Goal: Lines containing the word "that" are the ones to copy from the records below.

-------- Records for this exercise --------

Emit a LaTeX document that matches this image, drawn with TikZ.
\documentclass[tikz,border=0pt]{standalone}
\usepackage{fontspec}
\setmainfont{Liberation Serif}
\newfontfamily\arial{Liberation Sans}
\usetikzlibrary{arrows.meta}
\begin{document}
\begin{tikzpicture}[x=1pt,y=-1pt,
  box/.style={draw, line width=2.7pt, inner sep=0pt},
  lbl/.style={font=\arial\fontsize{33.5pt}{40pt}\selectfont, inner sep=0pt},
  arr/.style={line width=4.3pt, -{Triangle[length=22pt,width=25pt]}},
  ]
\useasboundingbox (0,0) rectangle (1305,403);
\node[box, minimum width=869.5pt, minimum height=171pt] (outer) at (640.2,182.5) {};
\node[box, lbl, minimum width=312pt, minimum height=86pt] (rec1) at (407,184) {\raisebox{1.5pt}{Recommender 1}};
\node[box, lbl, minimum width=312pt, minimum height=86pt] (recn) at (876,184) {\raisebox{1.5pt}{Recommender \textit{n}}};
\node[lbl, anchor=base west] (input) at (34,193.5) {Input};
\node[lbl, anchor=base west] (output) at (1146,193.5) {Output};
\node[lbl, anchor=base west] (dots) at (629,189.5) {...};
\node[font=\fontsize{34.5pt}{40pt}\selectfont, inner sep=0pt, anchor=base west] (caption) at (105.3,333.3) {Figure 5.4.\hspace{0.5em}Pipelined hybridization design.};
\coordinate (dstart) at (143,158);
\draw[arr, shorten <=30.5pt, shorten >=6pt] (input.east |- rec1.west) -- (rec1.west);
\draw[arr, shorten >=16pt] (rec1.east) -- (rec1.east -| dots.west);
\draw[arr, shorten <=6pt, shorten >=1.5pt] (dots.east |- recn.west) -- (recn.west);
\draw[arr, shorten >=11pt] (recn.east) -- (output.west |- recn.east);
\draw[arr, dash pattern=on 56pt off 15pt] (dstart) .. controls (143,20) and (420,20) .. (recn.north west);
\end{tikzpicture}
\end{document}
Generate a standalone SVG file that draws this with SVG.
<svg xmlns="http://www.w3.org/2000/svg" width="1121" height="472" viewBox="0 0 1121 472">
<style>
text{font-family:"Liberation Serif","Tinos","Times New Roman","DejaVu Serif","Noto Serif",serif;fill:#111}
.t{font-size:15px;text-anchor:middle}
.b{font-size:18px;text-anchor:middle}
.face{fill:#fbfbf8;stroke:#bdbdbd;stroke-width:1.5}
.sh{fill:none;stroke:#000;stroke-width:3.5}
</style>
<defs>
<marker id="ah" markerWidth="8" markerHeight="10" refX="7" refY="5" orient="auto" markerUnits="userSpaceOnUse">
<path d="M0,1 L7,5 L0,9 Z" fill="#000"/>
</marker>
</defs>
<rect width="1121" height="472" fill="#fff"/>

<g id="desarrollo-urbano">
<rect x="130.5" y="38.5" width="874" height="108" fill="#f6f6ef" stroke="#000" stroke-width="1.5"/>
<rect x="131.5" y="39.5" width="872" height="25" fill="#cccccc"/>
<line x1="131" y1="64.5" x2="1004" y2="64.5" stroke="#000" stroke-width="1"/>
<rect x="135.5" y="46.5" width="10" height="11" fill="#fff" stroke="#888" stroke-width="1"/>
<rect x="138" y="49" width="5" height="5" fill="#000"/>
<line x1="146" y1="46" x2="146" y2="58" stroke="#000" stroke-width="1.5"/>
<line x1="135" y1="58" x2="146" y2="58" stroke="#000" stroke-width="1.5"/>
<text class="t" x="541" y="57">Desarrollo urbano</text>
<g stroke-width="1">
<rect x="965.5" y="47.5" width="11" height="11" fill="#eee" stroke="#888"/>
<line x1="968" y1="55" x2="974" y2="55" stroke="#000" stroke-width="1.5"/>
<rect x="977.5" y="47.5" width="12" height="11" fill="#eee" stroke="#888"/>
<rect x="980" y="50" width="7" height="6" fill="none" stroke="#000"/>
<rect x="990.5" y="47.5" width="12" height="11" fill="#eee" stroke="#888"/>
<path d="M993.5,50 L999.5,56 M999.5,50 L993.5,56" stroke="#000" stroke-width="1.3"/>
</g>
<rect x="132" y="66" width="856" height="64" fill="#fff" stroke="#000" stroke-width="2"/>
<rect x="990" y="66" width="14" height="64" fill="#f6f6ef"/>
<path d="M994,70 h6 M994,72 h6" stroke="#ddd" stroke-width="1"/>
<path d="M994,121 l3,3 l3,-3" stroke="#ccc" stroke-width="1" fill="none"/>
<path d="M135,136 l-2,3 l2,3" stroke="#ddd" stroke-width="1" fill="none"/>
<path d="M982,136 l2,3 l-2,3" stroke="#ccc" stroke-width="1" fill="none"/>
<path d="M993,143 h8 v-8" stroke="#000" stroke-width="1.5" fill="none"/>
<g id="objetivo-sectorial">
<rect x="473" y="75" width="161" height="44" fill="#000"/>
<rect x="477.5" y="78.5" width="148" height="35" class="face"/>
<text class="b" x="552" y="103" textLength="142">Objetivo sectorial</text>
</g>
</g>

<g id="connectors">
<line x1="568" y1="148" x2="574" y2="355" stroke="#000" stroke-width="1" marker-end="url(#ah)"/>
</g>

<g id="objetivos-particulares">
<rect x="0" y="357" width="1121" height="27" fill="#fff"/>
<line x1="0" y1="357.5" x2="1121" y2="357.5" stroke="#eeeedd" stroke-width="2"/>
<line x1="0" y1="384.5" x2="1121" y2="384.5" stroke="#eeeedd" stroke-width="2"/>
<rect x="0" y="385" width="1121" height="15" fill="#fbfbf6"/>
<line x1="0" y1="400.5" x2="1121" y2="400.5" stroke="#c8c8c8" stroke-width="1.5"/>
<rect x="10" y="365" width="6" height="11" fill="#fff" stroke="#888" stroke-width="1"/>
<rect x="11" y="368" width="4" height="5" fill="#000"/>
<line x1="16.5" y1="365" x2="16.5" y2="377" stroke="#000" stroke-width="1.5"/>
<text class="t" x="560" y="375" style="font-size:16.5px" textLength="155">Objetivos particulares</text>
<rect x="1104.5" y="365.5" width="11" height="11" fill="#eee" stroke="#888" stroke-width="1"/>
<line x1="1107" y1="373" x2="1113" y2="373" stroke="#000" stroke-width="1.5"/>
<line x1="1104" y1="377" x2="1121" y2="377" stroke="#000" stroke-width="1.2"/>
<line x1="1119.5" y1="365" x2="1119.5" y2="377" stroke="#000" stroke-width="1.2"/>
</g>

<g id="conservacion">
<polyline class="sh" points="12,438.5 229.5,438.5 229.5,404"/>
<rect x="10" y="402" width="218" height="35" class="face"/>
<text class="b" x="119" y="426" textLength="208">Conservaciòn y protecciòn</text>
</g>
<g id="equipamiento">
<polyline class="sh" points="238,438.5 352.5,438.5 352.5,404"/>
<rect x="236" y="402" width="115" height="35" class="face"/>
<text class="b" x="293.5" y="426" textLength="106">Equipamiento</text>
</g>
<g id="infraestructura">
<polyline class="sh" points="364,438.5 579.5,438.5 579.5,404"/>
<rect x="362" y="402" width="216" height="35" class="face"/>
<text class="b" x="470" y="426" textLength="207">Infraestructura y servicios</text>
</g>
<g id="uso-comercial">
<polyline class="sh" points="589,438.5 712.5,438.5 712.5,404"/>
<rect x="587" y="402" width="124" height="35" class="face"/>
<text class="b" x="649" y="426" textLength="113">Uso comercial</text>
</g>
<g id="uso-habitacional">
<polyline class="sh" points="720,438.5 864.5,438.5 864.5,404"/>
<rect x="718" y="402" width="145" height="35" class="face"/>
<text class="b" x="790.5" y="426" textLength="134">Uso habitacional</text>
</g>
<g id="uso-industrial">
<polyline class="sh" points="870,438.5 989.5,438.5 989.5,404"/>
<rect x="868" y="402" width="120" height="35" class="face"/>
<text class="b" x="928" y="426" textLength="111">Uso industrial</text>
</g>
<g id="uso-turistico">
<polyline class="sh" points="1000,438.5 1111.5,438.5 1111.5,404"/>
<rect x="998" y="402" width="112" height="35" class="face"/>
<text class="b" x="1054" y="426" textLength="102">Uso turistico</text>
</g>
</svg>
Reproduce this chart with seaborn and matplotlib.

--------

Solution to the exercise:
Emit a LaTeX document that matches this image, drawn with TikZ.
Generate a standalone SVG file that draws this with SVG.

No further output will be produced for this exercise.